余妙音摆摆手,“你们都说了是义诊,我怎好收钱?若是过意不去,就当是为咱们祖国好好培养人才。”
家属们千恩万谢地走了。
剩下的急症重症家属们亲眼见到余妙音救回了患儿,也不知道是谁带了头,一个个都求着余妙音治病。
就这般,好好的讲座就变成了余妙音的个人义诊时间。
因为都是急症重症,余妙音压根没拒绝的机会,马不停蹄地给人看病。
等她再抬头时,段老已经在她的旁边,主动分担了一部分的病人:“杭大送来了午餐,你去吃点垫垫肚子。”
报告厅的事已经惊动了杭大的校领导。
他们没有想到,医学系每年惯例的讲座竟然会引起这么大的变故!
但是也正是这一场变故,给医学生们上了成为医生前,最毕生难忘的一节课。
不管是中医生,还是其他医生,他们都深刻地懂了,对于医生来说,医术就是实力。
只要医术扎实,不管年纪,不管在谁的地盘,都能把腰杆子挺直。
最重要的是,他们喜欢被病人和家属感激和认同,那一颗心滚烫滚烫的。
所有的医学生主动帮忙做一些力所能及的事情,譬如帮忙排队,帮忙确认病人状态……
一直到半夜,所有人都不曾离开报告厅。
等到最后一个病人被家属带走,报告厅里响起了雷鸣般的掌声。
这掌声送给我们所有人。
段老到底上了年纪,又多年不曾见过这般热血的场面,回家的路上一直喋喋不休地说着。
回到家,又如同个长得有点老的小鸡仔一样地跟在余妙音身后,叽里呱啦地说着。
余妙音怕他兴奋过度,与陈今弛打了一个眼色,让陈今弛跟段老说话,她给段老扎了一针,段老茫然地眨了眨眼睛,没多会儿就打了哈欠,软了身子靠在沙发上睡着了。
余妙音不放心段老,想要陪夜,但是被陈今弛揽了活。
段老是听到鸟叫声才醒来的,睁开眼睛就看到了陈今弛躺在旁边。
他轻声地坐起来,陈今弛闭着眼也跟着坐起来,声音沙哑:“老祖宗,要上厕所?”
说着就下了地,半眯着眼睛绕了一圈走到了段老的跟前,弯腰将拖鞋放好,等段老把脚放下来。

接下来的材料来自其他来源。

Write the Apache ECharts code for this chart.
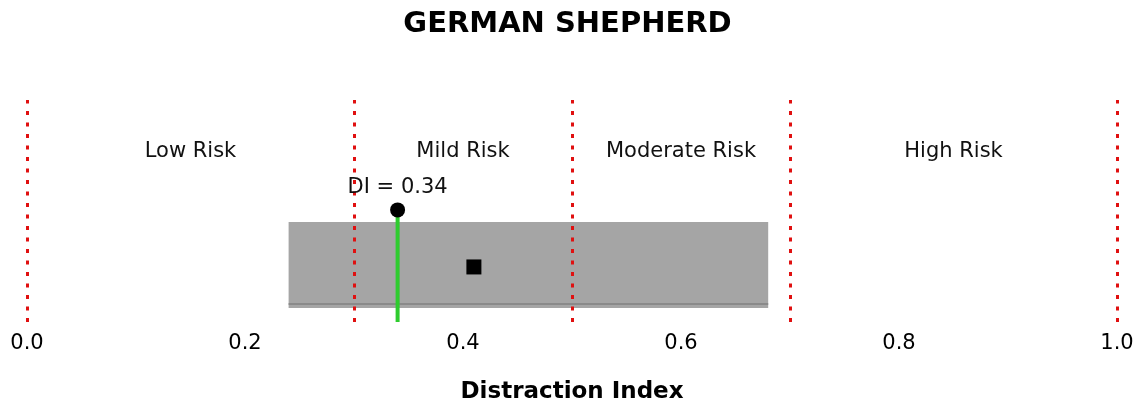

等了许久,没看到脚垂下来,陈今弛才茫然地抬头看向段老。
段老喉咙痒痒的,“你做什么对我这么好?”
就是他的几个徒弟,都没做到这么细心。
陈今弛挠了挠头,“我一平平无奇妻管严,我媳妇让我照顾好老祖宗,我就得把你照顾得妥妥当当的。”
段老咧开嘴笑了,由着陈今弛伺候着他穿了鞋。
从厕所里回来,段老在陈今弛的殷勤期盼下睡了一个回笼觉。
他好久没有睡得那么踏实了。
他都有点乐不思蜀了。
他一点都不想他的徒弟们了。
他徒弟们,他好像忘了一件挺重要的事情?但是想不起来……
罢了,他都一把年纪了,干啥折磨自己去想想不起来的事情。
所以,在陈今弛吃了午饭后,要去工地转转时,段老也提出要一起走走。